In this work, we first consider a global requirements model in the form of partially ordered actions similar to High-level Message Sequence Chart (HMSC). We study the realizability of the global requirements, which is said to be directly realizable if a design model can be constructed without any coordination messages. We study some problems which prevent direct realizability, such as strict sequence, non-local choice, non-deterministic choice, termination race, and others, and show under which conditions these problems are absent and the global model is directly realizable. For the other cases, we show how a conforming design model can be obtained by introducing a minimal number of coordination messages. In this context, we also show under which conditions sequence numbers are required in the messages of a weak while loop.
Then we study the automatic derivation of a distributed design model using a tool. In order to obtain an easily readable notation for the global requirements model, we adapt the HMSC notation to the UML Hierarchical State Machine (HSM) notation and extend this notation to describe the roles that participate in the actions of each state of the global behavior. A simple state represents some local actions of a single role, while a hierarchical state usually represents a collaboration between several roles. Then we describe a derivation algorithm that can be applied to a global model written in this proposed HSM notation and generates a distributable UML HSM model, which contains a hierarchical state machine for each role of the application.

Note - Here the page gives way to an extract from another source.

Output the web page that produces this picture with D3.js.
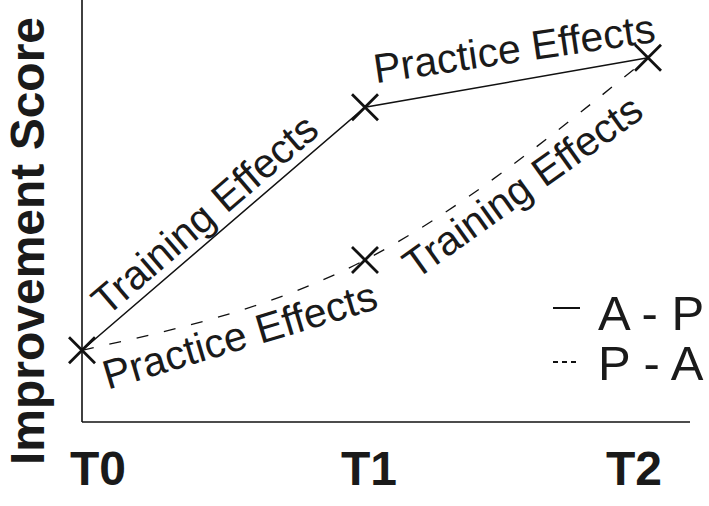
<!DOCTYPE html>
<html lang="en">
<head>
  <meta charset="UTF-8">
  <title>Improvement Score</title>
  <script src="https://d3js.org/d3.v7.min.js"></script>
  <style>
    body { margin: 0; background: #fff; }
    svg { display: block; font-family: "Liberation Sans", Arial, sans-serif; }
    .axis-line { stroke: #111; stroke-width: 1.6px; }
    .ap-line { fill: none; stroke: #111; stroke-width: 1.5px; }
    .pa-line { fill: none; stroke: #111; stroke-width: 1.3px; stroke-dasharray: 12 16; }
    .marker { fill: none; stroke: #111; stroke-width: 2.8px; }
    .tick-label { font-weight: bold; font-size: 48px; fill: #1a1a1a; }
    .note { font-size: 41px; fill: #1a1a1a; }
    .legend-text { font-size: 49px; fill: #1a1a1a; }
  </style>
</head>
<body>
  <svg width="709" height="506"></svg>

  <script>
    // Chart data
    const times = ["T0", "T1", "T2"];
    const apScores = [17, 74.6, 86.3];   // A - P (solid)
    const paScores = [17, 38.4, 86.3];   // P - A (dashed)
    const legendLabels = ["A - P", "P - A"];

    // Annotations: text, series, segment start index, offset above(+)/below(-) the chord, shift along it
    const notes = [
      { text: "Training Effects", series: "ap", seg: 0, normal: 9, along: -5, tilt: 0 },
      { text: "Practice Effects", series: "ap", seg: 1, normal: 18, along: 13, tilt: 1.5 },
      { text: "Practice Effects", series: "pa", seg: 0, normal: -48, along: 6, tilt: 1 },
      { text: "Training Effects", series: "pa", seg: 1, normal: -46, along: -3, tilt: 0 }
    ];

    const svg = d3.select("svg");
    const axisX = 82, axisY = 422, axisRight = 690;

    const x = d3.scalePoint().domain(times).range([82, 648]);
    const y = d3.scaleLinear().domain([0, 100]).range([axisY, 0]);

    const series = {
      ap: times.map((t, i) => ({ t, v: apScores[i] })),
      pa: times.map((t, i) => ({ t, v: paScores[i] }))
    };

    // Axes (plain lines, no ticks)
    svg.append("line").attr("class", "axis-line")
      .attr("x1", axisX).attr("x2", axisX).attr("y1", 0).attr("y2", axisY);
    svg.append("line").attr("class", "axis-line")
      .attr("x1", axisX).attr("x2", axisRight).attr("y1", axisY).attr("y2", axisY);

    // Tick labels
    const anchors = ["start", "middle", "end"];
    const shifts = [-12, 4, 14];
    svg.selectAll(".tick-label")
      .data(times)
      .enter().append("text")
      .attr("class", "tick-label")
      .attr("x", (d, i) => x(d) + shifts[i])
      .attr("y", 485)
      .attr("text-anchor", (d, i) => anchors[i])
      .text(d => d);

    // Y axis title
    svg.append("text")
      .attr("transform", "translate(44,241) rotate(-90)")
      .attr("text-anchor", "middle")
      .attr("class", "tick-label")
      .text("Improvement Score");

    // Lines
    const lineStraight = d3.line().x(d => x(d.t)).y(d => y(d.v));
    const lineCurved = d3.line().x(d => x(d.t)).y(d => y(d.v)).curve(d3.curveNatural);

    svg.append("path").attr("class", "pa-line").attr("d", lineCurved(series.pa));
    svg.append("path").attr("class", "ap-line").attr("d", lineStraight(series.ap));

    // X markers
    const half = 13;
    const crossPath = d => {
      const cx = x(d.t), cy = y(d.v);
      return `M${cx - half},${cy - half}L${cx + half},${cy + half}M${cx - half},${cy + half}L${cx + half},${cy - half}`;
    };
    svg.selectAll(".marker")
      .data(series.ap.concat(series.pa.slice(1, 2)))
      .enter().append("path")
      .attr("class", "marker")
      .attr("d", crossPath);

    // Annotation labels along each segment
    notes.forEach(n => {
      const p0 = series[n.series][n.seg], p1 = series[n.series][n.seg + 1];
      const x0 = x(p0.t), y0 = y(p0.v), x1 = x(p1.t), y1 = y(p1.v);
      const len = Math.hypot(x1 - x0, y1 - y0);
      const ux = (x1 - x0) / len, uy = (y1 - y0) / len;
      const nx = uy, ny = -ux; // normal pointing up
      const cx = (x0 + x1) / 2 + ux * n.along + nx * n.normal;
      const cy = (y0 + y1) / 2 + uy * n.along + ny * n.normal;
      const angle = Math.atan2(y1 - y0, x1 - x0) * 180 / Math.PI + n.tilt;
      svg.append("text")
        .attr("class", "note")
        .attr("text-anchor", "middle")
        .attr("transform", `translate(${cx},${cy}) rotate(${angle})`)
        .text(n.text);
    });

    // Legend
    const legend = svg.append("g").attr("transform", "translate(553,308)");
    legendLabels.forEach((label, i) => {
      const g = legend.append("g").attr("transform", `translate(0,${i * 54})`);
      g.append("line")
        .attr("x1", 0).attr("x2", 27).attr("y1", 0).attr("y2", 0)
        .attr("stroke", "#111").attr("stroke-width", 2)
        .attr("stroke-dasharray", i === 0 ? null : "5 4");
      g.append("text")
        .attr("class", "legend-text")
        .attr("x", 45).attr("y", i === 0 ? 22 : 18)
        .text(label);
    });
  </script>
</body>
</html>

We implemented this derivation algorithm as a tool in the context of the Umple UML development environment. This tool takes a global requirements model written in the extended HSM notation as input and automatically generates a UML HSM model. The distributed implementation environment described in Zakariapour’s thesis is used for generating a distributed Java implementation, where each distributed component contains one Java run-time environment and realizes the behavior of one or several of the roles of the application. A Travel Management System illustrative example has been discussed to illustrate the representation of the global model using the extended HSM notation and to demonstrate the correctness of the generated design models by the tool.